▸ **SHORT PROBLEM**: Please write out the lines of the data exactly, beginning with the first and ending with the line containing "const chart = echarts.init(document.getElementById('chart'));"; leave the pictures behind.

- - - - -

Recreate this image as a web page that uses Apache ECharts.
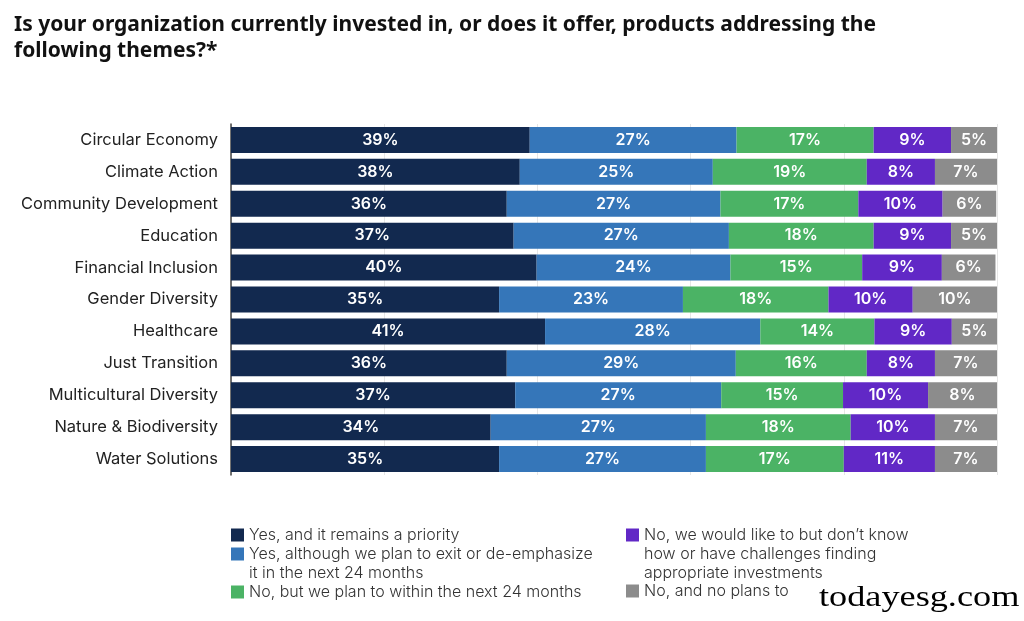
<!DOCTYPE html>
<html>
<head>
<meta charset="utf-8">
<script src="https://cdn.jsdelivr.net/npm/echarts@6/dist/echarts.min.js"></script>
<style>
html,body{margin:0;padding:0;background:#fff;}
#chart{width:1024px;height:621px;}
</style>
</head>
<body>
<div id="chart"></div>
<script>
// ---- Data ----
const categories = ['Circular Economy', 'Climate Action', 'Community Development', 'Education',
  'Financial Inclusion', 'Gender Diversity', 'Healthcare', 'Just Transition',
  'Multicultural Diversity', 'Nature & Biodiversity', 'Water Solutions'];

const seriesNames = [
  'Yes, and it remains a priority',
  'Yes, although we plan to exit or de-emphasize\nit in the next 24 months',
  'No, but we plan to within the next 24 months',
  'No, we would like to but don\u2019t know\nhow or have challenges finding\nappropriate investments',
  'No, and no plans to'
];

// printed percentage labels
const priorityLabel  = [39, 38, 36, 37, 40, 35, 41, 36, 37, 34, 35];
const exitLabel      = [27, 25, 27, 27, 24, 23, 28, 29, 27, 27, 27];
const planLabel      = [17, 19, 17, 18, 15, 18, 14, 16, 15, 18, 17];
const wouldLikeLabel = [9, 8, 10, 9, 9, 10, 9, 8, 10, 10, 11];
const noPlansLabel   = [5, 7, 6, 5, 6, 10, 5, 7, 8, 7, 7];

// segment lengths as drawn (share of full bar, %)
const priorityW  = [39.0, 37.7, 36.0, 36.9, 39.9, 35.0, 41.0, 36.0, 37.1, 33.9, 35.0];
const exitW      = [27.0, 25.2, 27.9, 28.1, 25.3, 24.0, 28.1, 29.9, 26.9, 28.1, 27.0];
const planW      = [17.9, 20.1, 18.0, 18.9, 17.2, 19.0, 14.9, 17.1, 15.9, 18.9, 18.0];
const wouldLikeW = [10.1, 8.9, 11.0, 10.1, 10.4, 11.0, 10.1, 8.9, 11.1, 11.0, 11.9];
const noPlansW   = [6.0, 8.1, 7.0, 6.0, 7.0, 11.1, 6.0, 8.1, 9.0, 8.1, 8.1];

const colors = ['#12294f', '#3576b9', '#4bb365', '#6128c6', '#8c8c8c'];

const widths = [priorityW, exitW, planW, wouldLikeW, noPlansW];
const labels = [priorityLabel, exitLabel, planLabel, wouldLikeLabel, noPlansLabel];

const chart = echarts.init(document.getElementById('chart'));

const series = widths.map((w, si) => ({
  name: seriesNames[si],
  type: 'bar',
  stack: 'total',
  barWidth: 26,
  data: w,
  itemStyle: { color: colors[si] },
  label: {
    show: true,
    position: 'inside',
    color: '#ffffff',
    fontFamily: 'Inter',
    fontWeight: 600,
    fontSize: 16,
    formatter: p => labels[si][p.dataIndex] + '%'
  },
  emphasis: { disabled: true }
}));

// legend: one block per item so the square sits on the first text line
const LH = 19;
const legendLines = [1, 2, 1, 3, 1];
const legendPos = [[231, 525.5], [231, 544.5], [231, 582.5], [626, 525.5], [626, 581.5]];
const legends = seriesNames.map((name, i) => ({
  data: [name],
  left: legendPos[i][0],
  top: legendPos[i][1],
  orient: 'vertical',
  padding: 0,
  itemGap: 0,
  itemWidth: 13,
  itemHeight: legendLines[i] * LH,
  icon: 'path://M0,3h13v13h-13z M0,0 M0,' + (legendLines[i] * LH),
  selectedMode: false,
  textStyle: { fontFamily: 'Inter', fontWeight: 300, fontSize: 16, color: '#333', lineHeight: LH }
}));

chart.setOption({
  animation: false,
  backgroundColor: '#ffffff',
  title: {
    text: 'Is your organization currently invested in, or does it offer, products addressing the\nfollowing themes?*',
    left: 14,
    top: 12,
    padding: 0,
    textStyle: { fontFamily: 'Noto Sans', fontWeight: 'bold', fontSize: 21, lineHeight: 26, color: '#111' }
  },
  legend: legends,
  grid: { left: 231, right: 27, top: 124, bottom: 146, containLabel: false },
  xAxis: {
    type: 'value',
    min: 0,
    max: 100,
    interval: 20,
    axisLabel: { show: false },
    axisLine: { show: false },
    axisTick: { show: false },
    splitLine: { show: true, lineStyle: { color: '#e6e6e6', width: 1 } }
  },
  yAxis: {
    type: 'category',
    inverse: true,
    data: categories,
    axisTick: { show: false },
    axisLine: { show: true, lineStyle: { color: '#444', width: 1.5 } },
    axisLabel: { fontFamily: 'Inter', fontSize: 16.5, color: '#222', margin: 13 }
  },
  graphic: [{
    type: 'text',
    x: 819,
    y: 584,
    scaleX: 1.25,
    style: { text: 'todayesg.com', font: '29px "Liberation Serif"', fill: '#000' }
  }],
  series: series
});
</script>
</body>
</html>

- - - - -

▸ **EXERCISE OUTPUT**:
Recreate this image as a web page that uses Apache ECharts.
<!DOCTYPE html>
<html>
<head>
<meta charset="utf-8">
<script src="https://cdn.jsdelivr.net/npm/echarts@6/dist/echarts.min.js"></script>
<style>
html,body{margin:0;padding:0;background:#fff;}
#chart{width:1024px;height:621px;}
</style>
</head>
<body>
<div id="chart"></div>
<script>
// ---- Data ----
const categories = ['Circular Economy', 'Climate Action', 'Community Development', 'Education',
  'Financial Inclusion', 'Gender Diversity', 'Healthcare', 'Just Transition',
  'Multicultural Diversity', 'Nature & Biodiversity', 'Water Solutions'];

const seriesNames = [
  'Yes, and it remains a priority',
  'Yes, although we plan to exit or de-emphasize\nit in the next 24 months',
  'No, but we plan to within the next 24 months',
  'No, we would like to but don\u2019t know\nhow or have challenges finding\nappropriate investments',
  'No, and no plans to'
];

// printed percentage labels
const priorityLabel  = [39, 38, 36, 37, 40, 35, 41, 36, 37, 34, 35];
const exitLabel      = [27, 25, 27, 27, 24, 23, 28, 29, 27, 27, 27];
const planLabel      = [17, 19, 17, 18, 15, 18, 14, 16, 15, 18, 17];
const wouldLikeLabel = [9, 8, 10, 9, 9, 10, 9, 8, 10, 10, 11];
const noPlansLabel   = [5, 7, 6, 5, 6, 10, 5, 7, 8, 7, 7];

// segment lengths as drawn (share of full bar, %)
const priorityW  = [39.0, 37.7, 36.0, 36.9, 39.9, 35.0, 41.0, 36.0, 37.1, 33.9, 35.0];
const exitW      = [27.0, 25.2, 27.9, 28.1, 25.3, 24.0, 28.1, 29.9, 26.9, 28.1, 27.0];
const planW      = [17.9, 20.1, 18.0, 18.9, 17.2, 19.0, 14.9, 17.1, 15.9, 18.9, 18.0];
const wouldLikeW = [10.1, 8.9, 11.0, 10.1, 10.4, 11.0, 10.1, 8.9, 11.1, 11.0, 11.9];
const noPlansW   = [6.0, 8.1, 7.0, 6.0, 7.0, 11.1, 6.0, 8.1, 9.0, 8.1, 8.1];

const colors = ['#12294f', '#3576b9', '#4bb365', '#6128c6', '#8c8c8c'];

const widths = [priorityW, exitW, planW, wouldLikeW, noPlansW];
const labels = [priorityLabel, exitLabel, planLabel, wouldLikeLabel, noPlansLabel];

const chart = echarts.init(document.getElementById('chart'));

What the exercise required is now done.